Where before there were none, now there are 64 Official Scenic Historic Markers commemorating the contributions of women to New Mexico history. The Historic Women Marker Initiative captured the public’s imagination with every county in the state and most pueblos and tribes submitting nominations for women who left their mark on New Mexico communities.
The types of women honored shows the breadth of historical contributions women have made throughout the state. They range from the famous, such as Georgia O’Keefe—her marker is near her Abiquiú home; singer Louise Massie Mabie, the “Original Rhinestone Cowgirl” who lived in Hondo Valley; to community heroes like Sally Rooke, a telephone operator who died at her post saving countless lives when in 1908 a wall of water rushed through Folsom.

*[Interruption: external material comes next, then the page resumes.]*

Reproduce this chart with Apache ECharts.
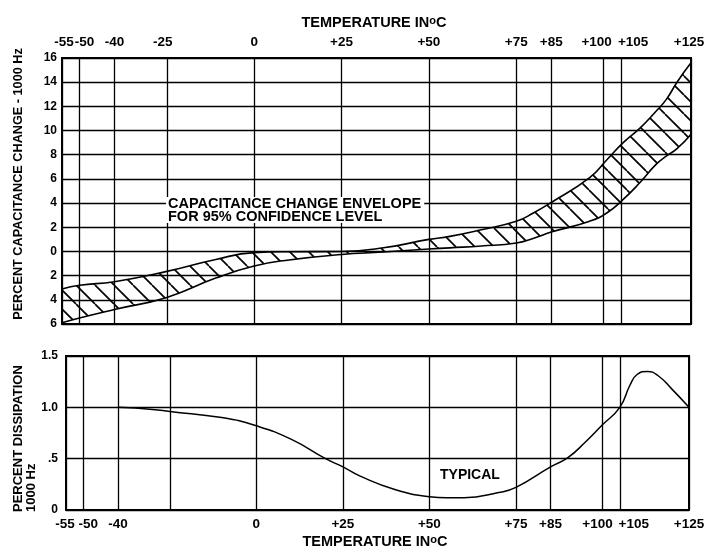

Prior to 2007, not one of New Mexico's 680 Official Scenic Historic Markers had as its central subject a woman.
Dedication ceremonies accompanied marker installations sometimes drawing hundreds of family and friends to honor the women who meant so much to their communities. They packed San Antonio Catholic Church in Medanales to honor weaver Doña Agueda Martinez who continued her “dance on the loom” past the age of 100; her designs are part of the Smithsonian collection. Honored by the National Endowment for the Arts, the life of Tewa language preservationist and storyteller Esther Martinez was celebrated at Ohkay O’Wingeh Pueblo.
The Initiative was possible because of a strong partnership among the New Mexico Women’s Forum, HPD, CPRC, New Mexico Department of Transportation, hundreds of individuals and local organizations and the 2006 legislature.
New Mexico began installing roadside markers in 1936. Today there are more than 680 markers commemorating important events, persons, the notorious and the honorable, and the geographic marvels of the state. Up until 2007, no marker featured women’s contributions to history. But now travelers can read about their lives and reflect upon these women who helped shape our communities.